Future Ring of Fire route open to First Nations – by Bryan Phelan (Onotassiniik Magazine – Summer 2013)

Onotassiniik, Wawatay’s Mining Quarterly, sets out to provide knowledge and information about the mining industry in northern Ontario to First Nations communities, individuals and leaders throughout the region.

The provincial government has changed its public position on First Nations access to any future all-weather road to the Ring of Fire. It now asserts that First Nations would have access to such a road.

Last fall, a spokesman for the ministry of Northern Development and Mines told Wawatay News a proposed road linking the Ring of Fire mining development to an existing highway south at Nakina would not connect to First Nations in the region, and residents of those communities would be excluded from using it.

The province would help pay for construction of the 350-kilometre road but it would only be open to industrial users, the MNDM spokesman said, “to go in and get ore and minerals back out.” According to the province’s plan at the time, those companies would use the road on a pay-per-use basis.

First Nations bypassed along the way would include Webequie, Eabametoong, Neskantaga and Marten Falls – all members of Nishnawbe Aski Nation (NAN) and the Matawa First Nations tribal council. “It doesn’t make economic sense, it doesn’t make moral sense and it’s just not going to happen that way,” Les Louttit, NAN deputy grand chief, said in November.

Apparently Louttit was right. MNDM communicated its new position March 15 when again asked about the province’s stance on the issue, after Kathleen Wynne replaced Dalton McGuinty as Ontario premier.

“The current expectation is that the all-season road would be available for use by industrial users and First Nations communities,” wrote Julia Bennett, an MNDM spokeswoman, in an e-mail response to Onotassiniik. “Access fees would be based on proportional road use, although specific terms are yet to be determined. Access fees would apply to industrial/commercial users and not First Nations communities.”

In addition, “Ontario is committed to working with First Nations communities on regional infrastructure planning, which would include consideration of community all-weather access roads,” Bennett said.

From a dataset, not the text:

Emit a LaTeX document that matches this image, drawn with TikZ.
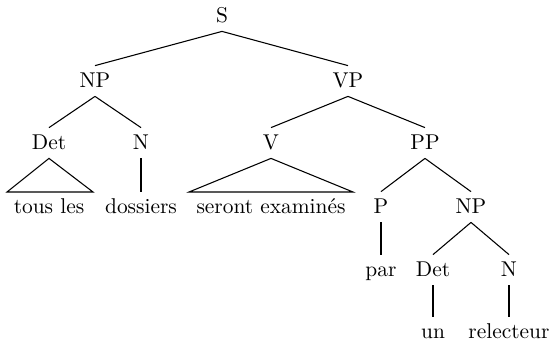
\documentclass[tikz,border=0pt]{standalone}
\usepackage{tikz}

\tikzset{
    cat/.style={inner sep=3pt, text height=1.6ex, text depth=.25ex},
    branch/.style={line width=0.5pt}
}

\begin{document}
\begin{tikzpicture}[x=0.467pt, y=-0.467pt]
        \useasboundingbox (0,0) rectangle (550,342);
        % upper levels
        \node[cat] (s) at (222,16) {S};
        \node[cat] (np) at (95,81) {NP};
        \node[cat] (vp) at (348,81) {VP};
        \node[cat] (det) at (49,143) {Det};
        \node[cat] (n) at (141,143) {N};
        \node[cat] (v) at (271,143) {V};
        \node[cat] (pp) at (425,143) {PP};
        % words and lower levels
        \node[cat] (tousles) at (49,207) {tous les};
        \node[cat] (dossiers) at (141,207) {dossiers};
        \node[cat] (seront) at (271,207) {seront examinés};
        \node[cat] (p) at (381,207) {P};
        \node[cat] (npb) at (471,207) {NP};
        \node[cat] (par) at (381,270) {par};
        \node[cat] (detb) at (433,270) {Det};
        \node[cat] (nb) at (509,270) {N};
        \node[cat] (un) at (433,332) {un};
        \node[cat] (relecteur) at (509,332) {relecteur};
        % triangle corners
        \coordinate (tla) at (7,192);
        \coordinate (tlb) at (93,192);
        \coordinate (sea) at (189,192);
        \coordinate (seb) at (353,192);

        \draw[branch] (s.south) -- (np.north);
        \draw[branch] (s.south) -- (vp.north);
        \draw[branch] (np.south) -- (det.north);
        \draw[branch] (np.south) -- (n.north);
        \draw[branch] (vp.south) -- (v.north);
        \draw[branch] (vp.south) -- (pp.north);
        \draw[branch] (det.south) -- (tla) -- (tlb) -- cycle;
        \draw[branch] (n.south) -- (dossiers.north);
        \draw[branch] (v.south) -- (sea) -- (seb) -- cycle;
        \draw[branch] (pp.south) -- (p.north);
        \draw[branch] (pp.south) -- (npb.north);
        \draw[branch] (p.south) -- (par.north);
        \draw[branch] (npb.south) -- (detb.north);
        \draw[branch] (npb.south) -- (nb.north);
        \draw[branch] (detb.south) -- (un.north);
        \draw[branch] (nb.south) -- (relecteur.north);
    \end{tikzpicture}
\end{document}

As Louttit noted previously, a year-round road link to the south would make important goods and services more affordable and easier to get and for residents of First Nations that now depend on winter roads and air transportation. “It’s a matter of economics, really,” he said.

Meanwhile, a study commissioned by KWG Resources – which through a subsidiary company holds a series a mining claims covering the proposed transportation route – makes the case that it makes more economic sense to build a railroad for future mines in the Ring of Fire. (For details, please see the Stan Sudol column, Ring of Fire: rail or road to transport the mineral riches?, on page 10.) KWG released the study’s findings in February.

“Ministry staff are currently reviewing the study,” said Bennett, on behalf of MNDM. “But that being said, companies looking to do business within the Ring of Fire determine their own transportation preferences as part of their respective business plans, and these are subject to requisite environmental assessments and other processes.”

The Crown also has to determine that its duty to consult has been addressed as part of any development moving forward in the Ring of Fire, Bennett added.

After Premier Wynne met with Matawa chiefs in Toronto, March 6, Chief Eli Moonias of Marten Falls shared the opinion with tbnewswatch.com that it didn’t matter whether a railway or road was built into the Ring of Fire, as long as access roads are built for First Nations use “so we can get out of this isolation.”

Coun. Elsie MacDonald of Webequie said to Onotassiniik in April her community isn’t ready to state its preference for a Ring of Fire transportation corridor. “One of the things as a First Nation we need to do is our own study on what are the many options that are out there for corridors and how it will benefit our community … and let the community decide,” she said.